• Short exercise:
Every line below should be repeated exactly.

--- Start Source material ---

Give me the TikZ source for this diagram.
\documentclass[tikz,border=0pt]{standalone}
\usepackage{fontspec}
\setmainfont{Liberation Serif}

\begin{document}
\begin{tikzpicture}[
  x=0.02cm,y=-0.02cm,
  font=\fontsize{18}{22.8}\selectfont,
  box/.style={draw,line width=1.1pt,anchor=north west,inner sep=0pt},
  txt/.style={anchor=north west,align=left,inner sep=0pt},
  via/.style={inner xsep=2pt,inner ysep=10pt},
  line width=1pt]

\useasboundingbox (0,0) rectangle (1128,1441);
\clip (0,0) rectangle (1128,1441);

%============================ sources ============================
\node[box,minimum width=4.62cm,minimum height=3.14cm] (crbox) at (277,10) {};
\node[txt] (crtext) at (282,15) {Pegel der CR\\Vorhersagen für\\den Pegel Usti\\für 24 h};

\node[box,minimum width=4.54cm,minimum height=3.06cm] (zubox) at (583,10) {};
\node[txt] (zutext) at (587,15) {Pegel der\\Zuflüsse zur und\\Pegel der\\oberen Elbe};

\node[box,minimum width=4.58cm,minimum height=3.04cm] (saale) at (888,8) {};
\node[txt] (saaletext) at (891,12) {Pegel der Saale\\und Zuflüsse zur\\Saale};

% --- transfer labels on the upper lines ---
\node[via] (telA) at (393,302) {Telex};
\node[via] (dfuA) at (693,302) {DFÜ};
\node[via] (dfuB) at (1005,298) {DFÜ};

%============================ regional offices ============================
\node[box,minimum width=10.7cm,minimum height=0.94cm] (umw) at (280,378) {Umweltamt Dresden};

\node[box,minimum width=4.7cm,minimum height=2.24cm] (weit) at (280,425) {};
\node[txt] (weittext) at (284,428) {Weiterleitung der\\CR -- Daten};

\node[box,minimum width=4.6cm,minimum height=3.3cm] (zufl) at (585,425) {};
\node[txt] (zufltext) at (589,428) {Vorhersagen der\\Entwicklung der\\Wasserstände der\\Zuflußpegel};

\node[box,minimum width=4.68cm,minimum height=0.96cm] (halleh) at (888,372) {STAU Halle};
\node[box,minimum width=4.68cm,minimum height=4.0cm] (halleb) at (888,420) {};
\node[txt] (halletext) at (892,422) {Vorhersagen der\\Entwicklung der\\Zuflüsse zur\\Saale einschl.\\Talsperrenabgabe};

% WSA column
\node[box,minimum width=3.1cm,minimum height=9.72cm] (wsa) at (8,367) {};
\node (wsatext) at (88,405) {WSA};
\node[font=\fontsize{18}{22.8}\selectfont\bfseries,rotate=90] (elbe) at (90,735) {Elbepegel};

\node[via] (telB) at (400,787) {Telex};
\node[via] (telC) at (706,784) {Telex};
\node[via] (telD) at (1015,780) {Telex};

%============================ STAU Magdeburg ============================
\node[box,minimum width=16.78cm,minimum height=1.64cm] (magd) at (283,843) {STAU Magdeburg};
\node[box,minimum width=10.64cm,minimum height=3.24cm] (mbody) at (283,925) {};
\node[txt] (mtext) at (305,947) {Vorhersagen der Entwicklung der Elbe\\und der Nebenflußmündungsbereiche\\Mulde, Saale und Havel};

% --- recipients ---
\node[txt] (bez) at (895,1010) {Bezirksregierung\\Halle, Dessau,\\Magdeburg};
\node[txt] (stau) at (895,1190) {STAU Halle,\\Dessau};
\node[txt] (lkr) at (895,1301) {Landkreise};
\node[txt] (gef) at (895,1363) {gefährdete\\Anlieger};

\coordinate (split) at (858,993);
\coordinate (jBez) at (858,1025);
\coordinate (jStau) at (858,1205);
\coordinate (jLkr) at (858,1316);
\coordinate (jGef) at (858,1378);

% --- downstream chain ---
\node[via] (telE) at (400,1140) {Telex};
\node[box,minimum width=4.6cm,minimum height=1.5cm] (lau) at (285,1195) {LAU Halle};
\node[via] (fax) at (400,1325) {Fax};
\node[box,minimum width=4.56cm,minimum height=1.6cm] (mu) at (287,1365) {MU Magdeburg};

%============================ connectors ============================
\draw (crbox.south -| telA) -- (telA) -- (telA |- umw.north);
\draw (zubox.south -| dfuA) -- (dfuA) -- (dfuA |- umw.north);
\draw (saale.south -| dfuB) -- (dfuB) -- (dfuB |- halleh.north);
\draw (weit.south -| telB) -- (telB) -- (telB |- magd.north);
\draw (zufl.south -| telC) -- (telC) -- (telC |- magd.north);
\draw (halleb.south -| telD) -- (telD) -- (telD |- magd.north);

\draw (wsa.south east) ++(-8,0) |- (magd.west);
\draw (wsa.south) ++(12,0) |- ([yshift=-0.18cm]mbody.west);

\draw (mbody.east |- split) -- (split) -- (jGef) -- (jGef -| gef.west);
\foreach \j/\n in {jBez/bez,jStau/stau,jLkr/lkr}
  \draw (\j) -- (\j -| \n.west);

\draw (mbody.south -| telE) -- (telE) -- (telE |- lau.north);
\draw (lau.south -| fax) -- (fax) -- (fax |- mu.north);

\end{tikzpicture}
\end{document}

--- End Source material ---

• Task solution:
Give me the TikZ source for this diagram.
\documentclass[tikz,border=0pt]{standalone}
\usepackage{fontspec}
\setmainfont{Liberation Serif}

\begin{document}
\begin{tikzpicture}[
  x=0.02cm,y=-0.02cm,
  font=\fontsize{18}{22.8}\selectfont,
  box/.style={draw,line width=1.1pt,anchor=north west,inner sep=0pt},
  txt/.style={anchor=north west,align=left,inner sep=0pt},
  via/.style={inner xsep=2pt,inner ysep=10pt},
  line width=1pt]

\useasboundingbox (0,0) rectangle (1128,1441);
\clip (0,0) rectangle (1128,1441);

%============================ sources ============================
\node[box,minimum width=4.62cm,minimum height=3.14cm] (crbox) at (277,10) {};
\node[txt] (crtext) at (282,15) {Pegel der CR\\Vorhersagen für\\den Pegel Usti\\für 24 h};

\node[box,minimum width=4.54cm,minimum height=3.06cm] (zubox) at (583,10) {};
\node[txt] (zutext) at (587,15) {Pegel der\\Zuflüsse zur und\\Pegel der\\oberen Elbe};

\node[box,minimum width=4.58cm,minimum height=3.04cm] (saale) at (888,8) {};
\node[txt] (saaletext) at (891,12) {Pegel der Saale\\und Zuflüsse zur\\Saale};

% --- transfer labels on the upper lines ---
\node[via] (telA) at (393,302) {Telex};
\node[via] (dfuA) at (693,302) {DFÜ};
\node[via] (dfuB) at (1005,298) {DFÜ};

%============================ regional offices ============================
\node[box,minimum width=10.7cm,minimum height=0.94cm] (umw) at (280,378) {Umweltamt Dresden};

\node[box,minimum width=4.7cm,minimum height=2.24cm] (weit) at (280,425) {};
\node[txt] (weittext) at (284,428) {Weiterleitung der\\CR -- Daten};

\node[box,minimum width=4.6cm,minimum height=3.3cm] (zufl) at (585,425) {};
\node[txt] (zufltext) at (589,428) {Vorhersagen der\\Entwicklung der\\Wasserstände der\\Zuflußpegel};

\node[box,minimum width=4.68cm,minimum height=0.96cm] (halleh) at (888,372) {STAU Halle};
\node[box,minimum width=4.68cm,minimum height=4.0cm] (halleb) at (888,420) {};
\node[txt] (halletext) at (892,422) {Vorhersagen der\\Entwicklung der\\Zuflüsse zur\\Saale einschl.\\Talsperrenabgabe};

% WSA column
\node[box,minimum width=3.1cm,minimum height=9.72cm] (wsa) at (8,367) {};
\node (wsatext) at (88,405) {WSA};
\node[font=\fontsize{18}{22.8}\selectfont\bfseries,rotate=90] (elbe) at (90,735) {Elbepegel};

\node[via] (telB) at (400,787) {Telex};
\node[via] (telC) at (706,784) {Telex};
\node[via] (telD) at (1015,780) {Telex};

%============================ STAU Magdeburg ============================
\node[box,minimum width=16.78cm,minimum height=1.64cm] (magd) at (283,843) {STAU Magdeburg};
\node[box,minimum width=10.64cm,minimum height=3.24cm] (mbody) at (283,925) {};
\node[txt] (mtext) at (305,947) {Vorhersagen der Entwicklung der Elbe\\und der Nebenflußmündungsbereiche\\Mulde, Saale und Havel};

% --- recipients ---
\node[txt] (bez) at (895,1010) {Bezirksregierung\\Halle, Dessau,\\Magdeburg};
\node[txt] (stau) at (895,1190) {STAU Halle,\\Dessau};
\node[txt] (lkr) at (895,1301) {Landkreise};
\node[txt] (gef) at (895,1363) {gefährdete\\Anlieger};

\coordinate (split) at (858,993);
\coordinate (jBez) at (858,1025);
\coordinate (jStau) at (858,1205);
\coordinate (jLkr) at (858,1316);
\coordinate (jGef) at (858,1378);

% --- downstream chain ---
\node[via] (telE) at (400,1140) {Telex};
\node[box,minimum width=4.6cm,minimum height=1.5cm] (lau) at (285,1195) {LAU Halle};
\node[via] (fax) at (400,1325) {Fax};
\node[box,minimum width=4.56cm,minimum height=1.6cm] (mu) at (287,1365) {MU Magdeburg};

%============================ connectors ============================
\draw (crbox.south -| telA) -- (telA) -- (telA |- umw.north);
\draw (zubox.south -| dfuA) -- (dfuA) -- (dfuA |- umw.north);
\draw (saale.south -| dfuB) -- (dfuB) -- (dfuB |- halleh.north);
\draw (weit.south -| telB) -- (telB) -- (telB |- magd.north);
\draw (zufl.south -| telC) -- (telC) -- (telC |- magd.north);
\draw (halleb.south -| telD) -- (telD) -- (telD |- magd.north);

\draw (wsa.south east) ++(-8,0) |- (magd.west);
\draw (wsa.south) ++(12,0) |- ([yshift=-0.18cm]mbody.west);

\draw (mbody.east |- split) -- (split) -- (jGef) -- (jGef -| gef.west);
\foreach \j/\n in {jBez/bez,jStau/stau,jLkr/lkr}
  \draw (\j) -- (\j -| \n.west);

\draw (mbody.south -| telE) -- (telE) -- (telE |- lau.north);
\draw (lau.south -| fax) -- (fax) -- (fax |- mu.north);

\end{tikzpicture}
\end{document}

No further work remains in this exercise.